If you are a buyer with money to invest in today’s housing market, there are a number of strategies that have stood the test of time when it comes to property investment and realizing a return on those investments. Below are 8 tips from the authors of Investing In Real Estate (McLean and Eldred 2006) for maximizing your real estate assets.

  1. Maintain a positive cash flow. The rent on your investment properties should cover the mortgage, taxes, insurance, and any other related fees. When all is said and done and paid, there should be money left over each month. It’s also a smart idea to hold enough money in reserve to cover mortgage-related expenses in the event the property is vacant for a period of time. How much money you hold in reserve is your decision and will likely depend on how the rental market is performing.

  2. Leverage OPM. OPM, or other people’s money, is a principal factor in growing your own net worth. In other words, as your tenants provide you with their money to pay down mortgage debt each month, your equity as the owner of the property grows. This is often referred to as equity growth via amortization.

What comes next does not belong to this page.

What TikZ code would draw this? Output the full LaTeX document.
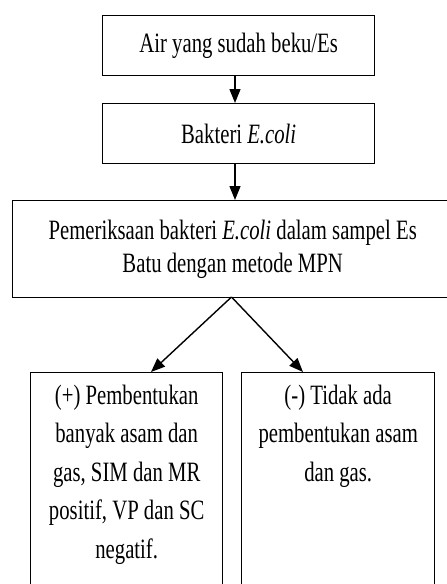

  3. Improve your properties. Perhaps the most common form of investment return, property improvements have the potential to result in a greater property resale value. Consequently, your ability to sell the property for substantially more than you paid for it results in a profit. For example, if you purchase a house for $60,000 that requires a little TLC, and you spend another $10,000 making improvements, you may be able to sell the more attractive and marketable house for $100,000 resulting in a $30,000 profit.

  4. Buy wholesale. In terms of housing, wholesale refers to properties whose prices are lower than market value due to foreclosure or tax sales. When you buy properties at a bargain that is well below market price, you build your net worth and equity holdings.

  5. Take advantage of tax breaks. Real estate investment comes with its perks. One of the biggest perks comes in the form of tax deductions, tax credits, and other government-sponsored programs for real estate investors that cut your tax bill, thereby increasing your bottom line and equity growth.

  6. Care for your assets. Property structures—be they residential or commercial—are no different than any other asset that needs regular attention and maintenance. Think of your property investments just as you would your own vehicle or home. Regular maintenance helps retain value and is a necessity, not a luxury of ownership. It’s not a good idea to wait until something breaks before you fix it. In fact, it usually costs more! Managing your property asset is just as important as buying smart and positive cash flow.

  7. Asset + time = equity. In many respects, property investments are similar to stock market investments; the longer you wait, the greater your return. As your property increases in value, so does your wealth. When you buy at today’s prices and take advantage of wholesale bargains, your asset grows in value over time because of local appreciation. When added to the amortization principle described above (see #2), you’ve got a number of factors working in your equity’s favor.

  8. Remember that rent is not a fixed price. When you are actively managing your property portfolio, pay attention to costs that are affected by the rising cost of living. For example, higher insurance rates, property taxes, and maintenance fees that you must pay are all legitimate pass-through factors to consider in increasing your rent cash flow.